Et la formule « Indépendance dans l’interdépendance » ? N’était-ce pas là une manière de nous amener à accepter le statut de membre associé à l’Union française ? Sur ce point aussi, l’explication a été franche. Le vocable « indépendance » a un sens précis, concret, consacré par le droit international. Par contre, le mot interdépendance est une trouvaille, sans contenu précis. Il ne pourrait signifier, à nos yeux, qu’un ensemble d’accords bilatéraux de coopération entre les deux pays. D’ailleurs, il a toujours été précisé que ces liens d’interdépendance seraient librement consentis et définis26.

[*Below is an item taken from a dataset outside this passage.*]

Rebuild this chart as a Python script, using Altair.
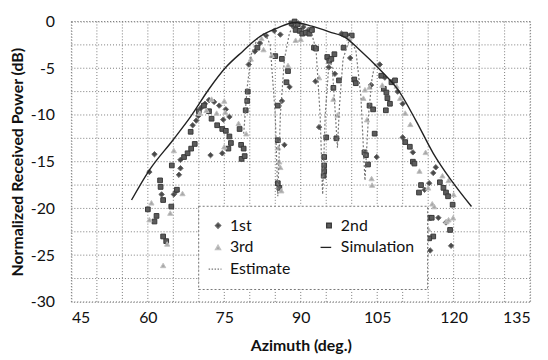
import altair as alt
import pandas as pd

# ---- data ----
series_names = ["1st", "3rd", "Estimate", "2nd", "Simulation"]

x1 = [61.3, 60.3, 62.7, 65.1, 65.5, 66.1, 66.4, 66.4, 68.8, 69.5, 69.9, 70.5, 71.2, 72.0, 73.0, 74.0,
      72.3, 74.6, 75.3, 76.0, 74.8, 79.8, 81.0, 82.0, 83.2, 84.8, 86.0, 86.3, 86.8, 87.8, 88.5, 89.5,
      90.5, 91.5, 92.9, 93.6, 95.5, 96.7, 98.0, 99.2, 99.7, 103.8, 104.9, 105.5, 106.5, 108.0, 109.0,
      110.0, 110.0, 112.0, 114.3, 115.2, 116.0, 116.5, 117.0, 115.4, 119.5, 118.5]
y1 = [-14.2, -16.1, -18.5, -18.5, -18.2, -16.4, -15.7, -14.8, -11.1, -10.6, -10.1, -9.2, -8.8, -8.4, -8.6, -9.0,
      -14.3, -14.1, -9.4, -10.2, -10.5, -4.6, -3.2, -2.3, -1.5, -1.0, -1.4, -8.5, -13.2, -7.0, -0.5, -0.2,
      -0.6, -0.9, -6.4, -11.3, -4.9, -5.6, -1.3, -1.5, -3.9, -6.8, -14.5, -4.6, -6.0, -6.5, -7.5,
      -8.8, -12.4, -14.0, -18.0, -17.3, -16.2, -15.6, -21.0, -24.5, -24.0, -21.5]

x2 = [60.0, 61.3, 61.7, 62.4, 62.5, 63.0, 63.0, 63.6, 64.6, 64.7, 65.7, 67.1, 67.8, 68.5, 69.2, 68.4,
      70.0, 71.0, 72.0, 72.5, 73.6, 74.6, 75.3, 76.0, 76.3, 75.8, 78.0, 78.3, 78.8, 78.4, 79.0, 79.2,
      79.5, 79.6, 81.5, 85.0, 86.3, 87.5, 87.2, 85.5, 85.5, 85.5, 85.8, 88.2, 88.8, 89.4, 89.0, 89.8,
      90.3, 91.0, 91.7, 92.2, 92.6, 93.0, 94.6, 94.6, 94.6, 94.5, 95.0, 97.0, 96.4, 95.2, 95.6, 96.0,
      96.6, 97.5, 98.4, 98.7, 100.0, 100.5, 100.8, 102.5, 102.8, 103.2, 103.5, 104.2, 104.5, 105.8,
      106.3, 106.8, 107.0, 107.5, 106.7, 107.8, 108.5, 110.5, 111.4, 112.0, 112.3, 113.2, 113.6, 117.3,
      118.0, 118.5, 118.9, 119.8, 115.2, 115.7, 116.0, 115.2, 119.3]
y2 = [-20.1, -21.4, -20.8, -17.0, -17.7, -19.1, -23.0, -23.5, -19.8, -15.4, -18.0, -14.5, -14.1, -13.6, -13.1, -11.8,
      -9.6, -9.0, -9.6, -10.4, -11.1, -11.5, -11.7, -12.3, -13.0, -13.6, -11.5, -13.2, -13.6, -14.7, -14.4, -9.5,
      -8.5, -7.5, -2.8, -3.7, -4.0, -5.3, -6.5, -9.0, -12.7, -17.3, -17.8, -0.2, 0.0, -0.3, -0.9, -1.0,
      -1.3, -1.2, -1.3, -0.9, -2.8, -2.9, -14.5, -15.4, -16.0, -16.5, -12.4, -12.5, -7.1, -3.8, -4.2, -4.0,
      -3.5, -6.3, -2.8, -1.4, -1.5, -6.2, -6.6, -14.0, -14.3, -15.3, -9.0, -9.4, -12.0, -5.8,
      -7.2, -7.6, -8.2, -8.8, -9.5, -6.5, -6.3, -12.9, -13.4, -15.0, -15.2, -18.3, -17.5, -17.2,
      -17.8, -18.3, -18.7, -19.6, -21.0, -21.0, -23.0, -23.2, -22.3]

x3 = [60.7, 60.3, 63.0, 63.8, 64.4, 65.1, 66.8, 70.2, 71.5, 72.5, 73.5, 75.0, 75.0, 75.2, 77.8, 79.3,
      80.2, 82.3, 82.7, 84.3, 85.8, 86.0, 86.2, 85.6, 87.5, 90.0, 89.0, 93.6, 96.4, 97.2, 99.5, 102.3,
      102.6, 103.5, 103.0, 103.9, 104.0, 106.0, 108.8, 109.5, 110.5, 111.5, 113.3, 115.0, 115.8, 116.2,
      117.8, 119.0, 118.6, 119.0, 119.9, 115.0, 114.5, 120.0]
y3 = [-19.4, -21.2, -26.1, -23.8, -20.5, -13.8, -18.4, -9.8, -9.5, -8.3, -9.8, -13.4, -8.5, -9.7, -10.9, -12.0,
      -4.0, -1.8, -3.0, -3.6, -15.0, -15.6, -18.1, -13.5, -4.7, -1.9, -2.0, -6.0, -8.3, -10.0, -1.8, -8.2,
      -7.3, -7.0, -10.5, -16.8, -17.5, -6.8, -6.9, -8.2, -9.8, -11.0, -16.0, -17.8, -19.5, -19.8,
      -16.5, -17.0, -21.4, -21.2, -21.0, -22.2, -14.0, -18.5]

sim_x = [56.8, 60.3, 64.9, 68.5, 71.9, 75.3, 78.6, 82.0, 85.4, 88.8, 92.2, 95.6, 99.0, 101.1,
         105.8, 109.2, 112.6, 116.0, 119.4, 123.5]
sim_y = [-19.1, -15.9, -12.7, -10.1, -7.3, -4.9, -3.2, -1.6, -0.7, -0.1, -0.5, -1.1, -1.8, -2.8,
         -5.3, -7.4, -10.6, -14.1, -16.9, -19.8]

est_x = [78.8, 79.5, 80.3, 81.5, 83.0, 84.0, 85.0, 85.5, 86.0, 86.8, 87.8, 89.0, 90.5, 92.0, 93.0,
         93.8, 94.3, 94.8, 95.6, 96.2, 96.8, 97.2, 97.6, 98.3, 99.5, 100.8, 101.8, 102.6, 103.3, 104.0, 104.6]
est_y = [-12.0, -7.0, -3.5, -1.8, -1.2, -2.5, -10.0, -18.7, -10.0, -4.0, -1.2, -0.2, -0.3, -1.0, -3.0,
         -10.0, -18.5, -10.0, -4.0, -5.0, -10.0, -13.5, -9.0, -4.0, -2.0, -3.0, -8.0, -17.0, -10.0, -6.0, -4.5]

grid_x = list(range(45, 136, 5))            # vertical grid lines
label_x = list(range(45, 136, 15))          # x tick labels
grid_y = [v / 2 for v in range(-60, 1, 5)]  # horizontal grid lines
label_y = list(range(-30, 1, 5))            # y tick labels

# ---- tables ----
pts = pd.DataFrame(
    {"az": x1 + x2 + x3,
     "pw": y1 + y2 + y3,
     "series": ["1st"] * len(x1) + ["2nd"] * len(x2) + ["3rd"] * len(x3)}
)
sim = pd.DataFrame({"az": sim_x, "pw": sim_y})
est = pd.DataFrame({"az": est_x, "pw": est_y})
gx = pd.DataFrame({"az": grid_x})
gy = pd.DataFrame({"pw": grid_y})

FONT = "Lato"
GRID = "#7a7a7a"
x_scale = alt.Scale(domain=[45, 135], nice=False)
y_scale = alt.Scale(domain=[-30, 0], nice=False)

x_axis = alt.Axis(
    title="Azimuth (deg.)", values=label_x, grid=False,
    labelOverlap=False, labelPadding=8, titlePadding=12, ticks=False, domain=False,
)
y_axis = alt.Axis(
    title="Normalized Received Power (dB)", values=label_y, grid=False,
    labelExpr="'' + datum.value",
    labelOverlap=False, labelPadding=17, titlePadding=5, ticks=False, domain=False,
)
X = alt.X("az:Q", scale=x_scale, axis=x_axis)
Y = alt.Y("pw:Q", scale=y_scale, axis=y_axis)

style = {
    "1st": ("diamond", "#4a4a4a", "#6a6a6a", 30),
    "2nd": ("square", "#5c5c5c", "#3a3a3a", 45),
    "3rd": ("triangle-up", "#a8a8a8", "#c0c0c0", 20),
    "Simulation": ("M-3.8,0L1,0", "#222222", "#222222", 420),
    "Estimate": ("M-3.8,0L-3.2,0M-2.6,0L-2,0M-1.4,0L-0.8,0M-0.2,0L0.4,0M1,0L1.4,0",
                 "#777777", "#777777", 420),
}
shape_range = [style[s][0] for s in series_names]
fill_range = [style[s][1] for s in series_names]
stroke_range = [style[s][2] for s in series_names]
size_range = [style[s][3] for s in series_names]

legend = alt.Legend(
    title=None, orient="none", legendX=128, legendY=186, columns=2,
    fillColor="white", strokeColor="#777777",
    padding=12, columnPadding=26, rowPadding=6,
    labelFontSize=16, labelFont=FONT, labelColor="#111111",
    symbolStrokeWidth=1.3, labelOffset=4,
)

vgrid = alt.Chart(gx).mark_rule(color=GRID, strokeDash=[1, 2], strokeWidth=1).encode(x=X)
hgrid = alt.Chart(gy).mark_rule(color=GRID, strokeDash=[1, 2], strokeWidth=1).encode(y=Y)

points = alt.Chart(pts).mark_point(filled=True, strokeWidth=1, opacity=1).encode(
    x=X, y=Y,
    shape=alt.Shape("series:N", scale=alt.Scale(domain=series_names, range=shape_range), legend=legend),
    color=alt.Color("series:N", scale=alt.Scale(domain=series_names, range=fill_range), legend=legend),
    stroke=alt.Stroke("series:N", scale=alt.Scale(domain=series_names, range=stroke_range), legend=legend),
    size=alt.Size("series:N", scale=alt.Scale(domain=series_names, range=size_range), legend=legend),
)

sim_line = alt.Chart(sim).mark_line(color="#222222", strokeWidth=1.4, interpolate="monotone").encode(x=X, y=Y)
est_line = alt.Chart(est).mark_line(color="#777777", strokeWidth=1.2, strokeDash=[2, 2]).encode(x=X, y=Y)

chart = (
    alt.layer(vgrid, hgrid, points, est_line, sim_line)
    .properties(
        width=463, height=283,
        autosize=alt.AutoSizeParams(type="none"),
        padding={"left": 64, "top": 12, "right": 10, "bottom": 55},
        background="white",
    )
    .configure_view(stroke="#888888", strokeDash=[1, 2], strokeWidth=1)
    .configure_legend(strokeDash=[2, 2])
    .configure_axis(
        labelFont=FONT, labelFontSize=16, labelColor="#111111",
        titleFont=FONT, titleFontSize=16, titleFontWeight="bold", titleColor="#111111",
    )
)

chart.save("out.html", embed_options={"renderer": "svg", "actions": False})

Enfin Si Allal était mis au courant de nos réserves, voire de notre méfiance à l’égard du conseil du trône projeté, du fait de la nomination à Rabat du général Boyer de Latour. Cependant, il admit que l’installation de Mohammed V en France serait tactiquement un acquis qui le rendait plus libre de ses décisions.
Cette escale au Caire fut pour nous très réconfortante. Quelques heures après, tôt dans la matinée, nous débarquions à l’aéroport de Tananarive, pour prendre aussitôt la route d’Antsirabé. Le prince Moulay Hassan était venu à notre rencontre. Il n’y avait plus place pour un protocole qui aurait paru superflu : ce furent simplement les retrouvailles de compagnons de lutte que l’exil et la prison avaient séparés. Le prince me parut mûri par l’épreuve, parfaitement informé.
- « Nous aurions souhaité être les premiers à venir ici, » dis-je.
- « Qu’importe, dit-il, puisque vous êtes là. »
L’accueil que nous fit Mohammed V fut profondément émouvant. Point de grandes phrases inutiles. Nous lui avions embrassé la main, non comme le protocole traditionnel le voulait, mais comme nous le faisions à un père vénéré, le père de tout un peuple. Il nous a serré l’un après l’autre sur sa poitrine. Haj Omar ne put retenir ses larmes. Dix ans de luttes communes, d’espérance, d’épreuves, le pacte qui a scellé l’union entre le roi et le parti, tous ces souvenirs étaient là, évoqués en silence. Etait-ce le bout du tunnel, la fin de la nuit ?
Mohammed V, dominant son émotion, avait le regard un peu triste, lointain, comme s’il scrutait l’horizon. Puis, se tournant vers nous, son visage, au front vaste et poli s’éclaira de ce sourire calme et noble qui conquis le coeur de millions de Marocains, de Maghrébins. Ses traits étaient un peu tirés, mais on y lisait la même force de volonté, la même détermination d’accomplir la mission que l’histoire lui avait confiée. Le voilà, maintenant arbitre de la situation, deux ans après son départ forcé du Maroc. Une réflexion de Pascal me vint à l’esprit « les grands hommes », dit-il quelque part, « ne sont pas suspendus en air, tout abstraits de notre société ; c’est parce qu’ils ne sont pas suspendus en l’air qu’ils sont de grands hommes ». Oui, cet homme au destin exemplaire avait choisi de s’intégrer à son peuple, aux combattants, militants sortis des couches populaires. En se révoltant contre la présence coloniale, il s’était en même temps révolté contre les agents civils du protectorat : makhzen, notables, grands caïds, etc... Le roi « des carrières centrales », de toutes les carrières centrales du pays, ne tirait son autorité, sa légitimité que des seules forces populaires. Les structures dites traditionnelles, asservies et avilies avaient déjà volé en éclats sous la poussée irrésistible de lames de fond.
Une première séance de travail était prévue pour le début de l’après-midi : le prince héritier nous conduisit à la résidence qui nous était destinée. C’est alors que nous eûmes la surprise de constater que la délégation du P.D.I était toujours à Antsirabé. Non seulement on lui avait permis de nous précéder, mais il était évident qu’on lui avait suggéré de nous y attendre. Ainsi, le tête à tête Mohammed V avec l’Istiqlal serait troublé par cette tierce présence. Moulay Hassan convient qu’il n’était pas question de les associer à nos entretiens avec le roi.
Puis, il nous fit un compte rendu des entretiens avec la mission Catroux-Yrissou. « Ce dernier », nous dit-il, « a été favorablement impressionné par les propos du roi, qu’il n’avait jamais connu auparavant ». Le prince comptait beaucoup sur lui pour amener le président Pinay à adopter une attitude plus favorable à notre cause. Nous apprîmes également que Si Bekkaï et Fatmi Ben Slimane avaient participé les 6 et 7 septembre aux entretiens avec les émissaires français. A mon grand étonnement, je trouvais que Bekkaï s’était trop engagé dans le processus, avant de s’assurer que le nouveau résident général appliquerait sans réticence le plan Faure.